Software uses artificial intelligence to learn what the different shapes, colours and textures mean in order to classify the leaves.

When put to the test in experiments at the New Venture Institute, within Flinders at Tonsley, Dr Krish said the latest GoMicro AI App achieved greater than 90 per cent accuracy.

“AI can assess the texture, colour and distribution of tea leaves,” he said.

“I have reasons to believe that it can do a much better job at delivering ‘better tasting tea’ to end consumers, without the convoluted process of a series of people making on judgments on behalf of what others may like.”
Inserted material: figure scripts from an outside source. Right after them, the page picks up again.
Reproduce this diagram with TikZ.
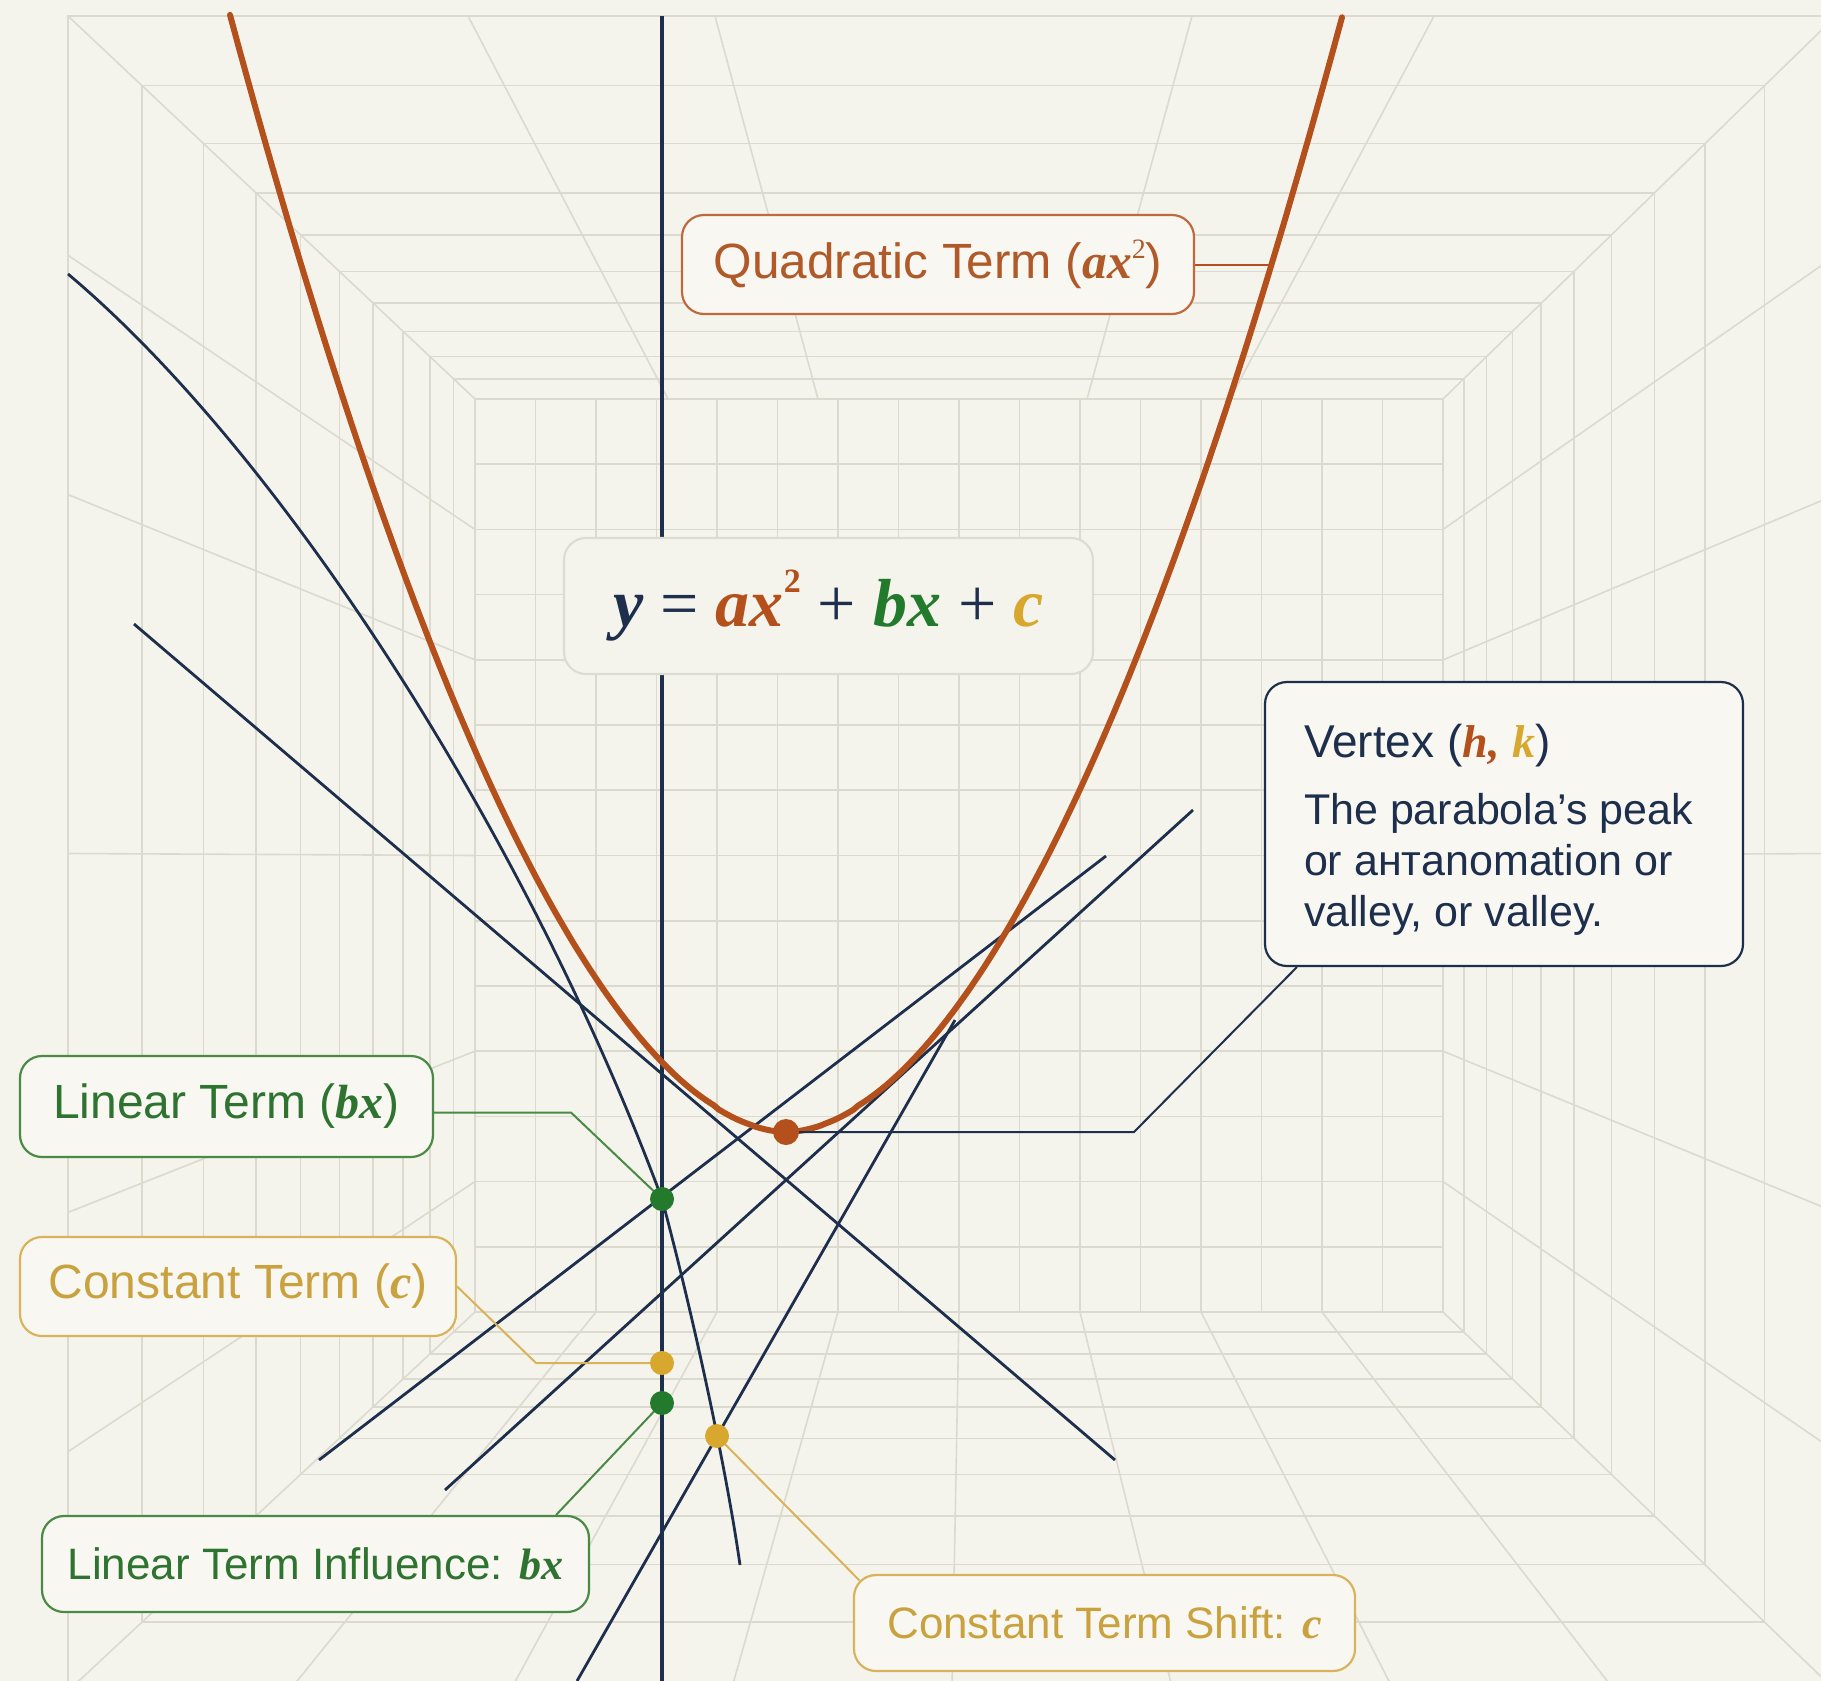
\documentclass[tikz,border=0pt]{standalone}
\usepackage{fontspec}
\setmainfont{Liberation Sans}
\newfontfamily\eqfont{Liberation Serif}
\usetikzlibrary{calc}
\definecolor{bg}{HTML}{F5F4EC}
\definecolor{boxfill}{HTML}{F8F7F1}
\definecolor{gridc}{HTML}{DCD9CE}
\definecolor{navy}{HTML}{1D2F4D}
\definecolor{rust}{HTML}{B4501B}
\definecolor{rusttxt}{HTML}{B05A2A}
\definecolor{grn}{HTML}{237A2C}
\definecolor{grntxt}{HTML}{2F7331}
\definecolor{grnline}{HTML}{4A8A46}
\definecolor{gold}{HTML}{D8A82E}
\definecolor{goldtxt}{HTML}{C9A23F}
\definecolor{goldline}{HTML}{D9B35C}
\definecolor{eqline}{HTML}{DEDCD2}
\newcommand\mv[1]{{\eqfont\bfseries\itshape #1}}
\newcommand\lab{\fontsize{48}{56}\selectfont}
\newcommand\labq{\fontsize{49.5}{56}\selectfont}
\newcommand\labs{\fontsize{44}{52}\selectfont}
\begin{document}
\begin{tikzpicture}[x=1pt,y=-1pt,
  gridline/.style={draw=gridc, line width=1.6pt},
  navyline/.style={draw=navy, line width=2.8pt},
  parab/.style={draw=rust, line width=6pt, line cap=round},
  lbl/.style={draw, line width=2.2pt, rounded corners=22pt, fill=boxfill, inner sep=0pt},
  conn/.style={line width=2pt},
  dotn/.style={circle, inner sep=0pt, minimum size=24pt}]
\useasboundingbox (0,0) rectangle (1821,1681);
\fill[bg] (0,0) rectangle (1821,1681);
\begin{scope}
\clip (0,0) rectangle (1821,1681);
% perspective room
\foreach \d in {0,...,10}{
  \pgfmathsetmacro\ff{2*\d/(10+\d)}
  \pgfmathsetmacro\xl{68+\ff*407}
  \pgfmathsetmacro\yt{16+\ff*383}
  \pgfmathsetmacro\xr{1836-\ff*393}
  \pgfmathsetmacro\yb{1691-\ff*379}
  \draw[gridline] (\xl,\yt) rectangle (\xr,\yb);
}
\foreach \k in {1,...,15}{\pgfmathsetmacro\xx{475+\k*60.5}
  \draw[gridline] (\xx,399) -- (\xx,1312);}
\foreach \k in {1,...,13}{\pgfmathsetmacro\yy{399+\k*65.214}
  \draw[gridline] (475,\yy) -- (1443,\yy);}
\draw[gridline] (68,16) -- (475,399) (1836,16) -- (1443,399)
  (68,1691) -- (475,1312) (1836,1691) -- (1443,1312);
\draw[gridline] (468,16) -- (668,399) (715,16) -- (818,399)
  (1192,16) -- (1087,399) (1434,16) -- (1230,399);
\foreach \k in {2,4,...,14}{\pgfmathsetmacro\xb{475+\k*60.5}
  \pgfmathsetmacro\xo{68+(\xb-475)*1.8264}
  \draw[gridline] (\xb,1312) -- (\xo,1691);}
\foreach \k in {2,4,7,10,12}{\pgfmathsetmacro\yb{399+\k*65.214}
  \pgfmathsetmacro\yo{16+(\yb-399)*1.8346}
  \draw[gridline] (68,\yo) -- (475,\yb) (1836,\yo) -- (1443,\yb);}
% navy lines
\draw[navyline] (68,274) .. controls (288,459) and (532,848) .. (662,1199)
  .. controls (697,1330) and (728,1480) .. (740,1565);
\draw[navyline] (134,624) -- (1115,1460);
\draw[navyline] (319,1460) -- (1106,856);
\draw[navyline] (445,1490) -- (1193,810);
\draw[navyline] (577,1681) -- (955,1020);
\draw[navy, line width=3.2pt] (662,16) -- (662,1681);
% parabola
\draw[parab] plot[domain=230:1342, samples=240] (\x,{1132-1116*pow(abs(\x-786.3)/556,1.85)});
\end{scope}
% points
\coordinate (qp) at (1271,264.5);
\coordinate (g1) at (662,1199);
\coordinate (vx) at (786,1132);
\coordinate (y1) at (662,1363);
\coordinate (g2) at (662,1403);
\coordinate (y2) at (717,1436);
% boxes
\node[lbl, draw=rust!85!white, text=rusttxt, minimum width=512pt, minimum height=99pt] (qbox) at (938,264.5)
  {\labq Quadratic Term (\mv{ax}{\eqfont\fontsize{28}{28}\selectfont\raisebox{0.7em}{2}})};
\node[lbl, draw=eqline, fill=bg, minimum width=529pt, minimum height=136pt] (eqbox) at (828.5,606)
  {\fontsize{68}{80}\selectfont\eqfont
   {\bfseries\itshape\color{navy}y} {\color{navy}=} {\bfseries\itshape\color{rust}ax\raisebox{0.5em}{\fontsize{34}{34}\selectfont\upshape 2}} {\color{navy}+} {\bfseries\itshape\color{grn}bx} {\color{navy}+} {\bfseries\itshape\color{gold}c}};
\node[lbl, draw=navy, text=navy, minimum width=478pt, minimum height=284pt] (vbox) at (1504,824)
  {\makebox[400pt][l]{\fontsize{43}{51}\selectfont\begin{tabular}{@{}l@{}}
   \rule{0pt}{52pt}{\fontsize{46}{54}\selectfont Vertex (\mv{\color{rust}h,} \mv{\color{gold}k})}\\[16pt]
   The parabola's peak\\ or aнтanomation or\\ valley, or valley.\end{tabular}}};
\node[lbl, draw=grnline, text=grntxt, minimum width=413pt, minimum height=101pt] (lbox) at (226.5,1106.5)
  {\lab Linear Term (\mv{bx})};
\node[lbl, draw=goldline, text=goldtxt, minimum width=436pt, minimum height=99pt] (cbox) at (238,1286.5)
  {\lab Constant Term (\mv{c})};
\node[lbl, draw=grnline, text=grntxt, minimum width=547pt, minimum height=96pt] (ibox) at (315.5,1564)
  {\labs Linear Term Influence: \mv{bx}};
\node[lbl, draw=goldline, text=goldtxt, minimum width=501pt, minimum height=96pt] (sbox) at (1104.5,1623)
  {\labs Constant Term Shift: \mv{c}};
% connectors
\draw[conn, rust] (qbox.east) -- (qp);
\draw[conn, grnline] ($(lbox.east)+(0,6)$) -- (571,1112.5) -- (g1);
\draw[conn, goldline] (cbox.east) -- (536,1363) -- (y1);
\draw[conn, grnline] ($(ibox.north east)+(-34,0)$) -- (g2);
\draw[conn, goldline] (y2) -- ($(sbox.north west)+(6.5,6.5)$);
\draw[conn, navy] (vx) -- (1134,1132) -- ($(vbox.south west)+(33,0)$);
% dots
\node[dotn, fill=grn] (g1dot) at (g1) {};
\node[dotn, fill=rust, minimum size=26pt] (vxdot) at (vx) {};
\node[dotn, fill=gold] (y1dot) at (y1) {};
\node[dotn, fill=grn] (g2dot) at (g2) {};
\node[dotn, fill=gold] (y2dot) at (y2) {};
\end{tikzpicture}
\end{document}
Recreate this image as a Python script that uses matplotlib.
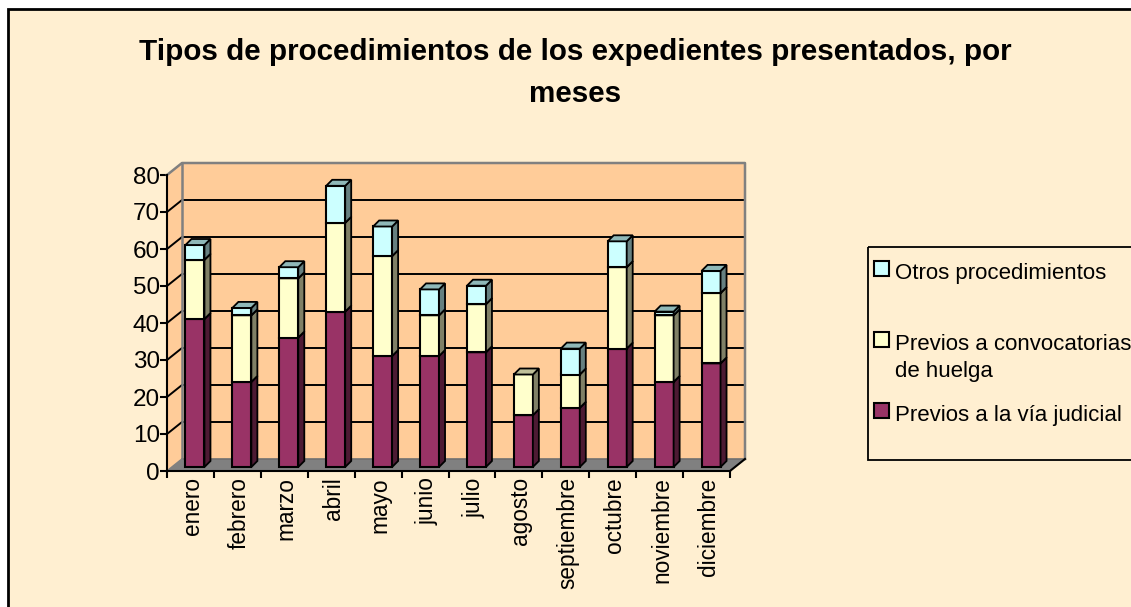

When Dr Krish recently visited a tea broker in Colombo, the capital of Sri Lanka, he learnt that tea is bought, assessed and sold by a process that seems to have hardly changed over a century and a half.

“Tea is bought from various regional factories assessed by tea tasters and sold in an auction,” he said. “It is then blended based on the guesswork of tea companies.”

Dr Krish and co-founder Jarrad Law will launch the GoMicro AI App next week in Melbourne at the Asia Pacific’s largest agrifood technology event, “evokeAG” (February 18 to 19).

Reading the leaves is just one of many applications in agriculture and the food industry. Other applications include assessing the quality of fresh produce such as ripening fruit, or identifying pests and diseases.

Dr Krish believes it is an “exciting time” for the technology, which “puts expertise in the hands of everybody”.

The researchers used freely available “open source” software known as a Tensorflow AI-engine that was originally developed by Google.

They plan to make the App free to users who wish to develop new applications and then charge a fee when they are ready to deploy the technology.